Una delle condizioni per poter accedere alla pensione anticipata con Ape Sociale è quello di essere caregiver. Cioè assistere e prendersi cura di persone invalide in via continuativa. Bisogna poi avere almeno 63 anni di età e 30 di contributi.

La condizione di caregiver diventa quindi il terzo requisito da rispettare per poter beneficiare dello scivolo pensionistico previsto da Ape Sociale. Ma se l’assistito muore o viene ricoverato in ospedale o in una struttura sanitaria cosa succede?

Ape Sociale e caregiver, quando si perde il diritto alla pensione

Ebbene il dubbio non è di poco conto, anche perché se i requisiti anagrafici e contributivi sono certi, quello di caregiver non lo è.

Poiché dipende dall’esistenza in vita della persona che si sta assistendo. Se questa muore, anche l’erogazione dell’anticipo pensionistico di Ape Sociale viene meno.

Quindi un lavoratore rischia di dover rientrare al lavoro se l’assistito decede? Non è proprio così. A fare chiarezza sulla questione che spesso ha trovato impreparati molti consulenti e lavoratori è l’Inps. Con il messaggio n. 1481 del 4 aprile 2018 sono spiegati i casi in cui il diritto non è revocato.

In breve, Ape Sociale non può essere riconosciuta a chi assiste un parente invalido se, alla data di decorrenza effettiva del trattamento, l’assistito sia deceduto.
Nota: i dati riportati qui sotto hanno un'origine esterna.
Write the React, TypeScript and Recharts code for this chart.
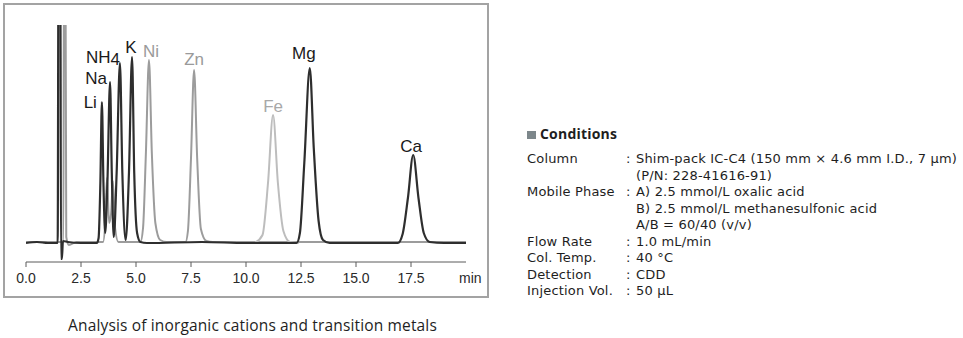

Il diritto alla pensione, invece, non viene meno se il decesso si verifica dopo la data di decorrenza effettiva del trattamento pensionistico.

A tal proposito ricordiamo che Ape Sociale decorre dal primo giorno del mese successivo alla data di presentazione della domanda. Pertanto è solo in questo lasso di tempo che il diritto potrebbe venire meno. Se ciò non avviene, il trattamento decadrà solo al raggiungimento dei requisiti per la pensione. Oppure se il beneficiario realizzi redditi da lavoro per i quali è prevista la revoca.

Chi sono i caregiver, requisiti

I caregiver rientrano nella casistica dei beneficiari di Ape Sociale.

Ma esattamente quali requisiti bisogna dimostrare di possedere? Non basta assistere una persona in condizioni di disagio (solitamente un familiare), bisogna anche rientrare in determinate condizioni annesse.

L’assistenza del familiare, ad esempio, deve essere svolta gratuitamente e in modo continuativo da almeno 6 mesi. L’assistito, inoltre, deve essere riconosciuto come portatore di handicap grave (ai sensi della legge 104/92 art. 3 comma 3).

L’assistenza a un parente o un affine di secondo grado convivente è ammessa qualora i genitori o il coniuge della persona con handicap in situazione di gravità abbiano compiuto i 70 anni di età. Oppure siano anch’essi affetti da patologie invalidanti o siano deceduti o mancanti.

Infine, il riconoscimento di caregiver può essere concesso ad un solo familiare o persona esterna dell’assistito e la nomina deve essere fatta formalmente dalla persona in condizioni di disagio. Inoltre l’assistito non deve risultare ricoverato presso una casa di riposo o in ospedale.